This research was undertaken for the International Commission on Financing Global Education Opportunity. Their overall mandate, “to reverse the lack of financing for education around the world”, links directly to the newly-approved U.N. Sustainable Development Goals (SDGs), of which Goal 4 concerns education: “Ensure inclusive and equitable quality education and promote lifelong learning opportunities for all.” Education is a fundamental human right, an established global priority, and a global public good, the provision of which is not only a moral imperative but also essential to the achievement of all development goals. While the Commission’s concern is with education, this report focuses on global taxation to support all the SDGs. Overall, the SDGs provide a powerful framework for global commitments to human progress for the period 2016-2030.
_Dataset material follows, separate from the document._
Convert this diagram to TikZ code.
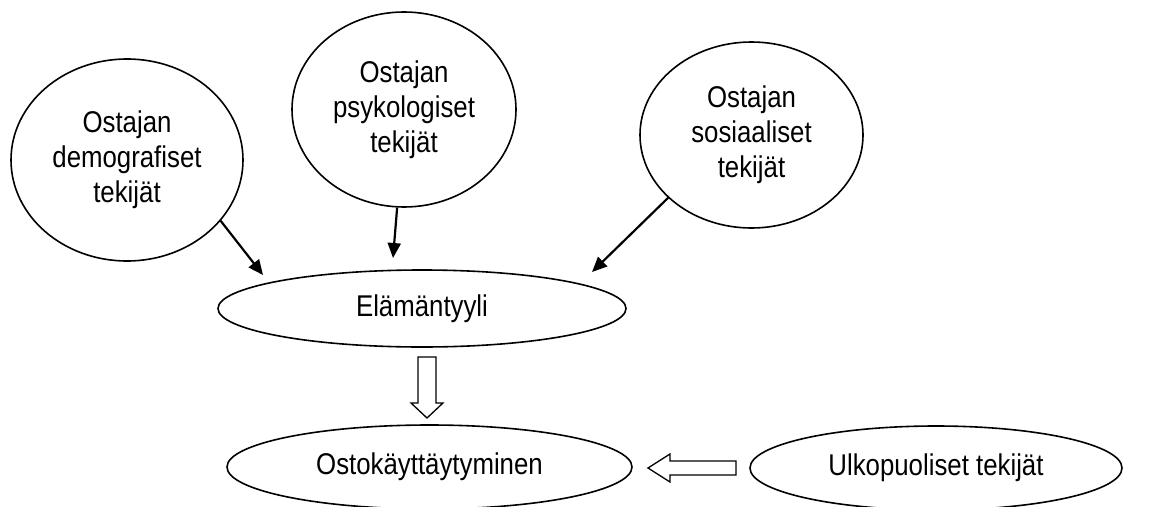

The study makes an important contribution to the work of the International Commission on Financing Global Education Opportunity. It reflects on the commitment by 193 countries to the Sustainable Development Goals (SDGs) to redress injustice and inequality within a framework that offers a sustainable future for the planet and its children. Highlighting education’s critical role to play, both as a key goal in itself and as a means to support the achievement of all the other goals, the Report notes that to deliver on its transformative potential, education needs long term sustainable financing. The report makes the case that revenues and wealth generated in developing countries must be fairly reinvested. It explores the potential of globally-levied taxes and coordinated international actions to build truly effective and accountable education systems.
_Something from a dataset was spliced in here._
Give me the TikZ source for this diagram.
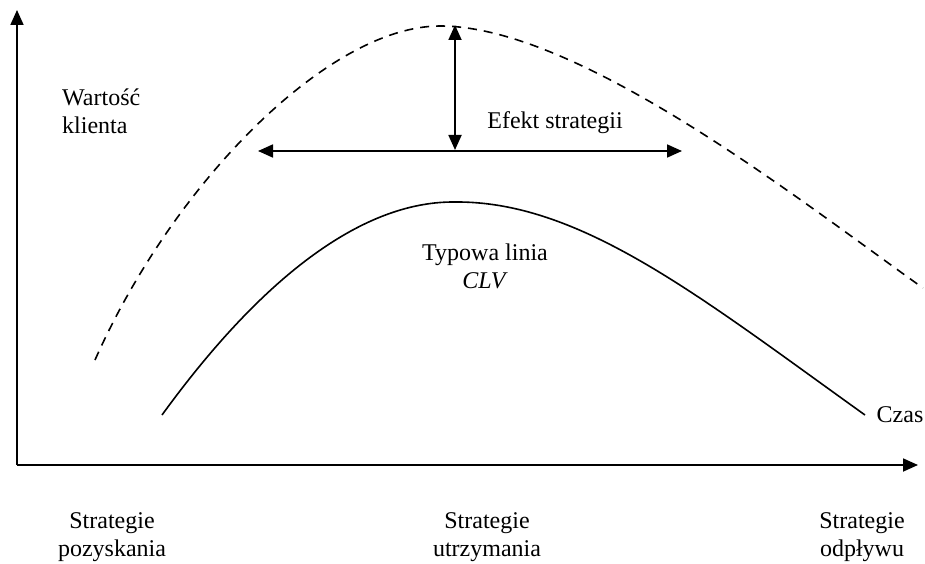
\documentclass[tikz,border=0pt]{standalone}
\usepackage{fontspec}
\setmainfont{Liberation Serif}
\usetikzlibrary{arrows.meta}
\begin{document}
\begin{tikzpicture}[x=1pt, y=-1pt]
        \tikzstyle{txt}=[inner sep=0pt, align=center,
            font=\fontsize{24}{28}\selectfont]
        \tikzstyle{axis}=[line width=1.8pt, -{Triangle[length=15pt, width=13pt]}]
        \tikzstyle{both}=[line width=1.8pt,
            {Triangle[length=15pt, width=13pt]}-{Triangle[length=15pt, width=13pt]}]
        \useasboundingbox (0, 0) rectangle (925, 564);

        \coordinate (O) at (17, 465);
        \coordinate (ytop) at (17, 10);
        \coordinate (xend) at (918, 465);
        \coordinate (vtop) at (455, 25);
        \coordinate (vbot) at (455, 150);
        \coordinate (hleft) at (258, 151);
        \coordinate (hright) at (682, 151);

        \draw[axis] (O) -- (ytop);
        \draw[axis] (O) -- (xend);

        % krzywe
        \draw[line width=1.6pt, dash pattern=on 9pt off 7pt]
            (95, 360) .. controls (175, 180) and (330, 26) .. (440, 26)
            .. controls (580, 26) and (803, 203) .. (923, 288);
        \draw[line width=1.6pt]
            (162, 415) .. controls (260, 280) and (360, 202) .. (453, 202)
            .. controls (580, 200) and (700, 297) .. (865, 415);

        \draw[both] (vtop) -- (vbot);
        \draw[both] (hleft) -- (hright);

        \node[txt, anchor=west, align=left] (wartosc) at (62, 111) {Wartość\\klienta};
        \node[txt] (efekt) at (555, 123) {Efekt strategii};
        \node[txt] (typowa) at (485, 266) {Typowa linia\\\textit{CLV}};
        \node[txt] (czas) at (900, 415) {Czas};

        \node[txt] (pozysk) at (112, 537) {Strategie\\pozyskania};
        \node[txt] (utrzym) at (487, 537) {Strategie\\utrzymania};
        \node[txt] (odplyw) at (862, 537) {Strategie\\odpływu};

    \end{tikzpicture}
\end{document}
The research exams two areas of tax. First, what and how global reforms might to support domestic taxes, and second, the potential impact of globally levied taxes. Global losses from multinational companies tax evasion and avoidance is estimated at US $600 billion (IMF) each year. Revenue losses on income taxes due to undeclared offshore wealth, meanwhile, are estimated to approach $200 billion. The study argues that global counter measures are central to strengthening available domestic revenue budgets for education and public services more broadly. The study concludes that the measures needed for meaningful financial transparency and accountability should be underpinned and supported by the establishment of an intergovernmental tax body.
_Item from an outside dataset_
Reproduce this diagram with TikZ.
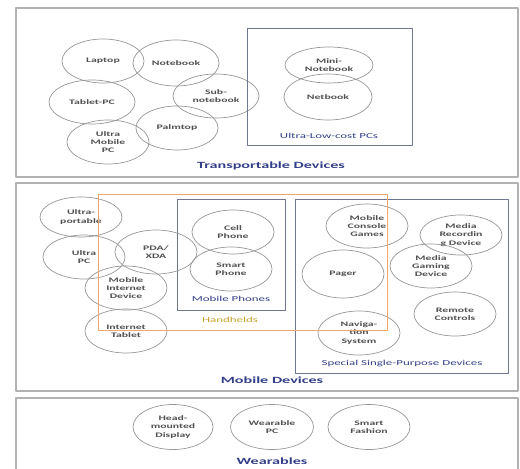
\documentclass[tikz,border=0pt]{standalone}
\usepackage{fontspec}
\setmainfont{Carlito}[FakeStretch=1.7]
\usetikzlibrary{shapes.geometric}
\definecolor{panelgray}{RGB}{178,178,178}
\definecolor{ringgray}{RGB}{150,150,150}
\definecolor{groupgray}{RGB}{110,118,145}
\definecolor{devtext}{RGB}{80,80,80}
\definecolor{titleblue}{RGB}{50,62,135}
\definecolor{handorange}{RGB}{242,165,105}
\definecolor{handtext}{RGB}{200,160,40}
\begin{document}
\begin{tikzpicture}[x=1pt,y=-1pt,line join=round,
    dev/.style={ellipse,draw=ringgray,line width=.7pt,minimum width=82pt,minimum height=44pt,
      inner sep=0pt,align=center,text=devtext,font=\fontsize{6.9}{8.3}\selectfont\bfseries},
    panel/.style={draw=panelgray,line width=1.3pt},
    group/.style={draw=groupgray,line width=.8pt},
    title/.style={text=titleblue,font=\fontsize{9.5}{10}\selectfont\bfseries},
    grouplabel/.style={text=titleblue,font=\fontsize{7.6}{8}\selectfont}]
  \useasboundingbox (0,0) rectangle (520,469);
  \clip (0,0) rectangle (520,469);
  \draw[panel]
    (16,8) rectangle (518,177)
    (16,183) rectangle (518,391)
    (16,398) rectangle (518,485);

  % transportable devices
  \node[dev] (laptop) at (103,61) {Laptop};
  \node[dev,minimum width=86pt,minimum height=46pt] (notebook) at (176,63) {Notebook};
  \node[dev,minimum width=86pt] (subnote) at (216,96) {Sub-\\notebook};
  \node[dev,minimum width=86pt] (tablet) at (92,102) {Tablet-PC};
  \node[dev] (palmtop) at (177,128) {Palmtop};
  \node[dev] (umpc) at (108,142) {Ultra\\Mobile\\PC};
  \draw[group] (247,28) rectangle (412,145);
  \node[dev,minimum width=88pt,minimum height=36pt] (mininote) at (329,65) {Mini-\\Notebook};
  \node[dev,minimum width=88pt,minimum height=46pt] (netbook) at (328,97) {Netbook};
  \node[grouplabel] (ulcpc) at (329,136) {Ultra-Low-cost PCs};
  \node[title] (transport) at (271,166) {Transportable Devices};

  % mobile devices
  \draw[group] (177,199) rectangle (285,310);
  \draw[group] (295,199) rectangle (508,373);
  \node[dev,minimum height=40pt] (ultraport) at (81,217) {Ultra-\\portable};
  \node[dev] (ultrapc) at (84,257) {Ultra\\PC};
  \node[dev] (pda) at (156,252) {PDA/\\XDA};
  \node[dev] (mid) at (126,288) {Mobile\\Internet\\Device};
  \node[dev] (itablet) at (126,331) {Internet\\Tablet};
  \node[dev] (cell) at (233,232) {Cell\\Phone};
  \node[dev] (smart) at (231,269) {Smart\\Phone};
  \node[grouplabel] (phones) at (231,299) {Mobile Phones};
  \node[dev] (console) at (367,226) {Mobile\\Console\\Games};
  \node[dev,minimum height=40pt] (mediarec) at (461,235) {Media\\Recordin\\g Device};
  \node[dev] (mediagame) at (431,266) {Media\\Gaming\\Device};
  \node[dev,minimum height=48pt] (pager) at (343,274) {Pager};
  \node[dev] (remote) at (455,314) {Remote\\Controls};
  \node[dev] (navi) at (359,333) {Naviga-\\tion\\System};
  \node[grouplabel] (special) at (402,364) {Special Single-Purpose Devices};
  \draw[draw=handorange,line width=.9pt] (98,194) rectangle (387,330);
  \node[grouplabel,text=handtext] (handhelds) at (230,320) {Handhelds};
  \node[title] (mobile) at (272,380) {Mobile Devices};

  % wearables
  \node[dev,minimum width=80pt,minimum height=45pt] (hmd) at (173,427) {Head-\\mounted\\Display};
  \node[dev,minimum width=83pt,minimum height=45pt] (wpc) at (272,427) {Wearable\\PC};
  \node[dev,minimum width=82pt,minimum height=45pt] (fashion) at (369,427) {Smart\\Fashion};
  \node[title] (wearables) at (272,461) {Wearables};
\end{tikzpicture}
\end{document}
- A global financial registry provides a powerful tool for tax authorities to challenge tax evasion.
- A registry of BO and AEI data would facilitate a globally applied wealth tax.
- A global wealth tax rate of 1% could potentially meet the SDG funding requirements in full.
- Global revenues exceeding US $300 billion could be raised from a financial transaction tax and be earmarked for public education in low-income countries
- Transparency and accountability are key to facilitating national level revenue increases.
- Coordinated international action to ensure the availability of information for national or global taxes.
- Publication of country-by-country reporting by all MNCs.
- Public registers of ultimate beneficial ownership of companies, trusts and foundations.
- Comprehensive, automatic exchange of financial information between jurisdictions.
- A global, public registry of financial wealth.